Analyzing memory access coalescing of my CUDA kernel

Question

I would like to read (BS_X+1)*(BS_Y+1) global memory locations by BS_x*BS_Y threads moving the contents to the shared memory and I have developed the following code.

Answer 1

The visual profiler is a great tool for checking your work. After you have a piece of code functionally correct, then run it from within the visual profiler. On linux for example, assuming you have an X session, just run nvvp from a terminal window. You will then be given a wizard which will prompt you for the application to profile along with any command line parameters.

The profiler will then do a basic run of your app to collect statistics. You can also select more advanced statistic gathering (requiring addtional runs), and one of these will be memory utilization statistics. It will report memory utilization as a percentage of peak and will also flag warnings for what it considers to be low utilization that merits your attention.

If you have a utilzation number above 50%, your app is probably running the way you expect.
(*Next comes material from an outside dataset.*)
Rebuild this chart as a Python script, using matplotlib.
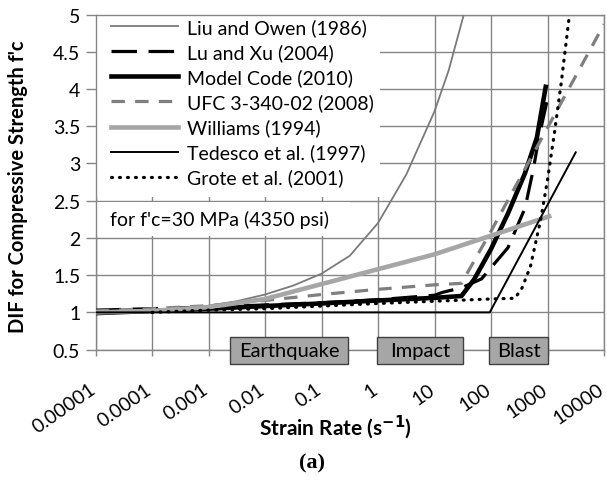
import matplotlib
matplotlib.use("Agg")
import matplotlib.pyplot as plt
from matplotlib.patches import Rectangle
from matplotlib.ticker import FixedLocator, FixedFormatter, NullLocator
import matplotlib.transforms as mtransforms

plt.rcParams['font.family'] = ['Lato', 'DejaVu Sans']

# ---------------- data ----------------
liu_rate = [1e-5, 3.16e-5, 1e-4, 3.16e-4, 1e-3, 3.16e-3, 1e-2, 3.16e-2, 1e-1, 0.316,
            1.0, 3.16, 10, 17.8, 33]
liu_dif = [1.00, 1.01, 1.025, 1.05, 1.09, 1.15, 1.24, 1.36, 1.52, 1.76,
           2.20, 2.85, 3.70, 4.25, 5.00]

luxu_rate = [1e-5, 1e-4, 1e-3, 1e-2, 1e-1, 1, 10, 14, 30, 68, 100, 200, 400, 560, 710, 1000]
luxu_dif = [1.03, 1.05, 1.07, 1.10, 1.13, 1.17, 1.23, 1.27, 1.33, 1.45, 1.60, 1.87, 2.40, 2.92, 3.36, 3.87]

mc_rate = [1e-5, 1e-4, 1e-3, 1e-2, 1e-1, 1, 10, 30, 50, 100, 200, 400, 650, 930]
mc_dif = [0.99, 1.02, 1.05, 1.085, 1.12, 1.16, 1.195, 1.22, 1.44, 1.85, 2.33, 2.87, 3.35, 4.03]

ufc_rate = [1e-5, 1e-4, 1e-3, 1e-2, 1e-1, 1, 10, 30, 100, 1000, 10000]
ufc_dif = [1.02, 1.05, 1.09, 1.16, 1.24, 1.31, 1.37, 1.39, 2.09, 3.48, 4.87]

will_rate = [1e-5, 1e-4, 1e-3, 1e-2, 1e-1, 1, 10, 100, 1070]
will_dif = [1.00, 1.02, 1.07, 1.18, 1.38, 1.58, 1.78, 2.03, 2.29]

ted_rate = [1e-5, 95, 3160]
ted_dif = [1.00, 1.00, 3.15]

grote_rate = [1e-4, 1e-3, 1e-2, 1e-1, 1, 10, 100, 266, 355, 500, 760, 1000, 1320, 1740, 2450]
grote_dif = [1.00, 1.03, 1.05, 1.085, 1.12, 1.15, 1.18, 1.19, 1.33, 1.62, 2.25, 2.78, 3.40, 4.07, 5.00]

labels = ["Liu and Owen (1986)", "Lu and Xu (2004)", "Model Code (2010)",
          "UFC 3-340-02 (2008)", "Williams (1994)", "Tedesco et al. (1997)",
          "Grote et al. (2001)"]

xtick_vals = [1e-5, 1e-4, 1e-3, 1e-2, 1e-1, 1, 10, 100, 1000, 10000]
xtick_labels = ["0.00001", "0.0001", "0.001", "0.01", "0.1", "1", "10", "100", "1000", "10000"]
ytick_vals = [0.5, 1, 1.5, 2, 2.5, 3, 3.5, 4, 4.5, 5]
ytick_labels = ["0.5", "1", "1.5", "2", "2.5", "3", "3.5", "4", "4.5", "5"]

regions = ["Earthquake", "Impact", "Blast"]
region_lo = [2.4e-3, 0.96, 93]
region_hi = [0.295, 32.5, 1020]

# ---------------- figure ----------------
W, H = 607, 481
fig = plt.figure(figsize=(W / 100, H / 100), dpi=100)
L, R, T, B = 95.5, 604, 15.6, 350.6
ax = fig.add_axes([L / W, 1 - B / H, (R - L) / W, (B - T) / H])
ax.set_xscale('log')
ax.set_xlim(1e-5, 1e4)
ax.set_ylim(0.5, 5)

gc = '#868686'
ax.set_axisbelow(True)
ax.grid(True, which='major', color=gc, lw=1.0)
for s in ax.spines.values():
    s.set_color(gc)
    s.set_linewidth(1.0)

ax.xaxis.set_major_locator(FixedLocator(xtick_vals))
ax.xaxis.set_major_formatter(FixedFormatter(xtick_labels))
ax.xaxis.set_minor_locator(NullLocator())
ax.yaxis.set_major_locator(FixedLocator(ytick_vals))
ax.yaxis.set_major_formatter(FixedFormatter(ytick_labels))
ax.tick_params(axis='y', length=7, width=1, color=gc, pad=4, labelsize=14)
ax.tick_params(axis='x', length=4, width=1, color=gc, pad=18, labelsize=14)
off = mtransforms.ScaledTranslation(-7 / 100, 0, fig.dpi_scale_trans)
for lab in ax.get_xticklabels():
    lab.set_rotation(35)
    lab.set_ha('right')
    lab.set_va('top')
    lab.set_rotation_mode('anchor')
    lab.set_transform(lab.get_transform() + off)

# lines
ax.plot(liu_rate, liu_dif, color='#7a7a7a', lw=1.3, label=labels[0], zorder=3)
ax.plot(luxu_rate, luxu_dif, color='black', lw=2.3, dashes=(8, 3.6), label=labels[1], zorder=3)
ax.plot(mc_rate, mc_dif, color='black', lw=3.3, label=labels[2], zorder=3)
ax.plot(ufc_rate, ufc_dif, color='#7f7f7f', lw=2.3, dashes=(4.2, 3.2), label=labels[3], zorder=3)
ax.plot(will_rate, will_dif, color='#a6a6a6', lw=3.3, label=labels[4], zorder=3)
ax.plot(ted_rate, ted_dif, color='black', lw=1.4, label=labels[5], zorder=3)
ax.plot(grote_rate, grote_dif, color='black', lw=2.3, dashes=(0.3, 2.2),
        dash_capstyle='round', label=labels[6], zorder=3)

# white backgrounds for legend and note
ax.add_patch(Rectangle((0, 1 - (198 - T) / (B - T)), (380 - L) / (R - L), (198 - T) / (B - T),
                       transform=ax.transAxes, facecolor='white', edgecolor='none', zorder=1))
ax.add_patch(Rectangle((0, 1 - (237 - T) / (B - T)), (350 - L) / (R - L), (237 - 203) / (B - T),
                       transform=ax.transAxes, facecolor='white', edgecolor='none', zorder=1))

leg = ax.legend(loc='upper left', bbox_to_anchor=((111 - L) / (R - L), 1 - (19 - T) / (B - T)),
                frameon=False, fontsize=14, borderaxespad=0, borderpad=0,
                handlelength=3.45, handletextpad=0.45, labelspacing=0.37)
leg.set_zorder(5)

ax.text((110 - L) / (R - L), 1 - (219.5 - T) / (B - T), "for f'c=30 MPa (4350 psi)",
        transform=ax.transAxes, fontsize=14, va='center', ha='left', zorder=5)

# region boxes
btrans = mtransforms.blended_transform_factory(ax.transData, ax.transAxes)
y0 = -(365 - B) / (B - T)
y1 = (B - 338) / (B - T)
for name, lo, hi in zip(regions, region_lo, region_hi):
    ax.add_patch(Rectangle((lo, y0), hi - lo, y1 - y0, transform=btrans,
                           facecolor='#a6a6a6', edgecolor='#404040', lw=1.0,
                           zorder=6, clip_on=False))
    xm = (lo * hi) ** 0.5
    ax.text(xm, (y0 + y1) / 2, name, transform=btrans, ha='center', va='center',
            fontsize=14.5, zorder=7, clip_on=False)

# axis titles
fig.text(18 / W, 1 - 187 / H, "DIF for Compressive Strength f'c", rotation=90,
         fontsize=14.5, fontweight='bold', ha='center', va='center')
fig.text(335 / W, 1 - 427 / H, "Strain Rate (s$^{\\mathbf{-1}}$)", fontsize=15,
         fontweight='bold', ha='center', va='center')
fig.text(312 / W, 1 - 463 / H, "(a)", fontsize=16, fontweight='bold',
         family='Liberation Serif', ha='center', va='center')

fig.savefig("out.png", dpi=100)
If you have a low number, you have probably missed some coalescing details. It will report statistics separately for memory reads and memory writes. To get 100% or close to it, you will also need to make sure that your coalesced reads and writes from the warp are aligned on 128 byte boundaries.

A common mistake in these situations is to use the threadIdx.y based variable to be the most rapidly changing index. It doesn't seem to me that you've made that error. e.g. it's a common mistake to do shared[threadIdx.x][threadIdx.y] since this is often the way we think about it in C. But threads are grouped together first in the x axis, so we want to use shared[threadIdx.y][threadIdx.x] or something similar. If you do make this mistake, your code can still be functionally correct but you will get low percentage utilization numbers in the profiler, like around 12% or even 3%.

And as already stated, to get above 50% and close to 100%, you will want to make sure that not only are all your thread requests are adjacent, but that they are aligned on a 128B boundary. Due to L1/L2 caches, these aren't hard and fast rules, but guidelines. The caches may mitigate some mistakes, to some degree.